┌─ COLLECTED MATERIAL

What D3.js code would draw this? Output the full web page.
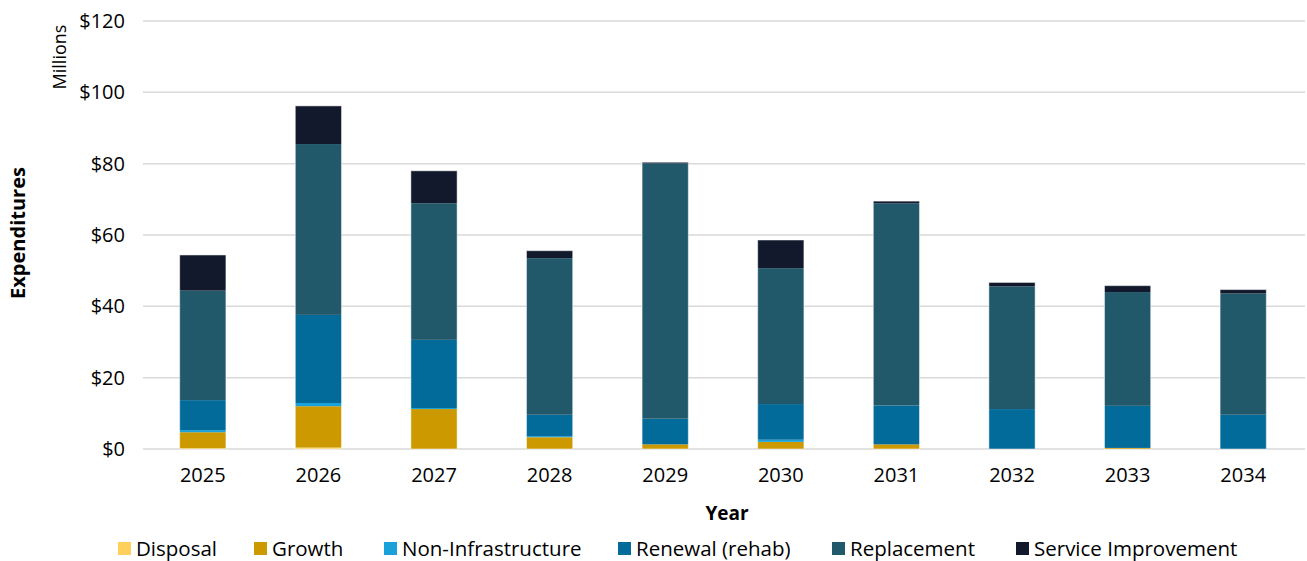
<!DOCTYPE html>
<html><head><meta charset="utf-8">
<script src="https://cdn.jsdelivr.net/npm/d3@7"></script>
<style>body{margin:0;background:#fff}svg{display:block}text{font-family:"Open Sans",sans-serif;fill:#000}</style>
</head><body><svg id="c" width="1307" height="561"></svg>
<script>
const years = ["2025","2026","2027","2028","2029","2030","2031","2032","2033","2034"];
const seriesNames = ["Disposal","Growth","Non-Infrastructure","Renewal (rehab)","Replacement","Service Improvement"];
const disposal      = [0.2, 0.4, 0.0, 0.0, 0.0, 0.0, 0.0, 0.0, 0.0, 0.0];
const growth        = [4.5, 11.6, 11.2, 3.3, 1.3, 2.0, 1.3, 0.0, 0.3, 0.0];
const nonInfra      = [0.6, 0.9, 0.3, 0.3, 0.0, 0.6, 0.0, 0.0, 0.0, 0.0];
const renewal       = [8.4, 24.7, 19.1, 6.0, 7.2, 10.0, 10.9, 11.2, 11.8, 9.6];
const replacement   = [30.7, 47.9, 38.3, 43.9, 71.6, 38.1, 56.7, 34.4, 31.9, 34.0];
const serviceImp    = [10.0, 10.7, 9.1, 2.1, 0.3, 7.9, 0.6, 1.1, 1.8, 1.1];
const yTicks = [0, 20, 40, 60, 80, 100, 120];
const colors = ["#FFD15C","#CC9A00","#1BA1D9","#026B9A","#22596A","#12192C"];

const seriesValues = [disposal, growth, nonInfra, renewal, replacement, serviceImp];
const rows = years.map((y,i)=>{const r={year:y}; seriesNames.forEach((s,j)=>r[s]=seriesValues[j][i]); return r;});
const stacked = d3.stack().keys(seriesNames)(rows);

const svg = d3.select("#c");
const m = {l:145, r:1301, t:21, b:449};
const x = d3.scaleBand().domain(years).range([m.l, m.r]).paddingInner(0.6).paddingOuter(0.3);
const y = d3.scaleLinear().domain([0,120]).range([m.b, m.t]);

// gridlines
svg.append("g").selectAll("line").data(yTicks).join("line")
  .attr("x1",143).attr("x2",1305).attr("y1",d=>y(d)).attr("y2",d=>y(d))
  .attr("stroke","#d9d9d9").attr("stroke-width",1.5);

// y axis labels
const yAxis = d3.axisLeft(y).tickValues(yTicks).tickFormat(d=>"$"+d).tickSize(0).tickPadding(0);
const ya = svg.append("g").attr("transform","translate(125,0)").call(yAxis);
ya.select(".domain").remove();
ya.selectAll("text").style("font-size","20px").style("font-family","'Open Sans',sans-serif").attr("fill","#000");

// bars
svg.append("g").selectAll("g").data(stacked).join("g").attr("fill",(d,i)=>colors[i])
  .selectAll("rect").data(d=>d).join("rect")
  .attr("x",d=>x(d.data.year)).attr("width",x.bandwidth())
  .attr("y",d=>y(d[1])).attr("height",d=>Math.max(0,y(d[0])-y(d[1])));
// light outline around each bar
svg.append("g").selectAll("rect").data(rows).join("rect")
  .attr("x",d=>x(d.year)).attr("width",x.bandwidth())
  .attr("y",d=>y(d3.sum(seriesNames,s=>d[s]))).attr("height",d=>y(0)-y(d3.sum(seriesNames,s=>d[s])))
  .attr("fill","none").attr("stroke","#ffffff").attr("stroke-opacity",0.5).attr("stroke-width",1);

// x axis
const xAxis = d3.axisBottom(x).tickSize(0).tickPadding(0);
const xa = svg.append("g").attr("transform","translate(0,468)").call(xAxis);
xa.select(".domain").remove();
xa.selectAll("text").style("font-size","20px").style("font-family","'Open Sans',sans-serif").attr("fill","#000");

// axis titles
svg.append("text").attr("transform","translate(727,520)").attr("text-anchor","middle")
  .style("font-size","19px").style("font-weight","bold").text("Year");
svg.append("text").attr("transform","translate(25,233) rotate(-90)").attr("text-anchor","middle")
  .style("font-size","20px").style("font-weight","bold").text("Expenditures");
svg.append("text").attr("transform","translate(66,57) rotate(-90)").attr("text-anchor","middle")
  .style("font-size","18px").text("Millions");

// legend
const legendX = [118, 254, 384, 618, 832, 1016];
const lg = svg.append("g").attr("transform","translate(0,549)");
seriesNames.forEach((s,i)=>{
  const g = lg.append("g").attr("transform",`translate(${legendX[i]},0)`);
  g.append("rect").attr("x",0).attr("y",-7).attr("width",13).attr("height",13).attr("fill",colors[i]);
  g.append("text").attr("x",18).attr("y",0).attr("dy","0.35em").style("font-size","20.5px").text(s);
});
</script></body></html>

└─

*TASK PROMPT*
Repeat the material exactly as it reads, without any of its pictures.

*WRITTEN REPLY*
What D3.js code would draw this? Output the full web page.
<!DOCTYPE html>
<html><head><meta charset="utf-8">
<script src="https://cdn.jsdelivr.net/npm/d3@7"></script>
<style>body{margin:0;background:#fff}svg{display:block}text{font-family:"Open Sans",sans-serif;fill:#000}</style>
</head><body><svg id="c" width="1307" height="561"></svg>
<script>
const years = ["2025","2026","2027","2028","2029","2030","2031","2032","2033","2034"];
const seriesNames = ["Disposal","Growth","Non-Infrastructure","Renewal (rehab)","Replacement","Service Improvement"];
const disposal      = [0.2, 0.4, 0.0, 0.0, 0.0, 0.0, 0.0, 0.0, 0.0, 0.0];
const growth        = [4.5, 11.6, 11.2, 3.3, 1.3, 2.0, 1.3, 0.0, 0.3, 0.0];
const nonInfra      = [0.6, 0.9, 0.3, 0.3, 0.0, 0.6, 0.0, 0.0, 0.0, 0.0];
const renewal       = [8.4, 24.7, 19.1, 6.0, 7.2, 10.0, 10.9, 11.2, 11.8, 9.6];
const replacement   = [30.7, 47.9, 38.3, 43.9, 71.6, 38.1, 56.7, 34.4, 31.9, 34.0];
const serviceImp    = [10.0, 10.7, 9.1, 2.1, 0.3, 7.9, 0.6, 1.1, 1.8, 1.1];
const yTicks = [0, 20, 40, 60, 80, 100, 120];
const colors = ["#FFD15C","#CC9A00","#1BA1D9","#026B9A","#22596A","#12192C"];

const seriesValues = [disposal, growth, nonInfra, renewal, replacement, serviceImp];
const rows = years.map((y,i)=>{const r={year:y}; seriesNames.forEach((s,j)=>r[s]=seriesValues[j][i]); return r;});
const stacked = d3.stack().keys(seriesNames)(rows);

const svg = d3.select("#c");
const m = {l:145, r:1301, t:21, b:449};
const x = d3.scaleBand().domain(years).range([m.l, m.r]).paddingInner(0.6).paddingOuter(0.3);
const y = d3.scaleLinear().domain([0,120]).range([m.b, m.t]);

// gridlines
svg.append("g").selectAll("line").data(yTicks).join("line")
  .attr("x1",143).attr("x2",1305).attr("y1",d=>y(d)).attr("y2",d=>y(d))
  .attr("stroke","#d9d9d9").attr("stroke-width",1.5);

// y axis labels
const yAxis = d3.axisLeft(y).tickValues(yTicks).tickFormat(d=>"$"+d).tickSize(0).tickPadding(0);
const ya = svg.append("g").attr("transform","translate(125,0)").call(yAxis);
ya.select(".domain").remove();
ya.selectAll("text").style("font-size","20px").style("font-family","'Open Sans',sans-serif").attr("fill","#000");

// bars
svg.append("g").selectAll("g").data(stacked).join("g").attr("fill",(d,i)=>colors[i])
  .selectAll("rect").data(d=>d).join("rect")
  .attr("x",d=>x(d.data.year)).attr("width",x.bandwidth())
  .attr("y",d=>y(d[1])).attr("height",d=>Math.max(0,y(d[0])-y(d[1])));
// light outline around each bar
svg.append("g").selectAll("rect").data(rows).join("rect")
  .attr("x",d=>x(d.year)).attr("width",x.bandwidth())
  .attr("y",d=>y(d3.sum(seriesNames,s=>d[s]))).attr("height",d=>y(0)-y(d3.sum(seriesNames,s=>d[s])))
  .attr("fill","none").attr("stroke","#ffffff").attr("stroke-opacity",0.5).attr("stroke-width",1);

// x axis
const xAxis = d3.axisBottom(x).tickSize(0).tickPadding(0);
const xa = svg.append("g").attr("transform","translate(0,468)").call(xAxis);
xa.select(".domain").remove();
xa.selectAll("text").style("font-size","20px").style("font-family","'Open Sans',sans-serif").attr("fill","#000");

// axis titles
svg.append("text").attr("transform","translate(727,520)").attr("text-anchor","middle")
  .style("font-size","19px").style("font-weight","bold").text("Year");
svg.append("text").attr("transform","translate(25,233) rotate(-90)").attr("text-anchor","middle")
  .style("font-size","20px").style("font-weight","bold").text("Expenditures");
svg.append("text").attr("transform","translate(66,57) rotate(-90)").attr("text-anchor","middle")
  .style("font-size","18px").text("Millions");

// legend
const legendX = [118, 254, 384, 618, 832, 1016];
const lg = svg.append("g").attr("transform","translate(0,549)");
seriesNames.forEach((s,i)=>{
  const g = lg.append("g").attr("transform",`translate(${legendX[i]},0)`);
  g.append("rect").attr("x",0).attr("y",-7).attr("width",13).attr("height",13).attr("fill",colors[i]);
  g.append("text").attr("x",18).attr("y",0).attr("dy","0.35em").style("font-size","20.5px").text(s);
});
</script></body></html>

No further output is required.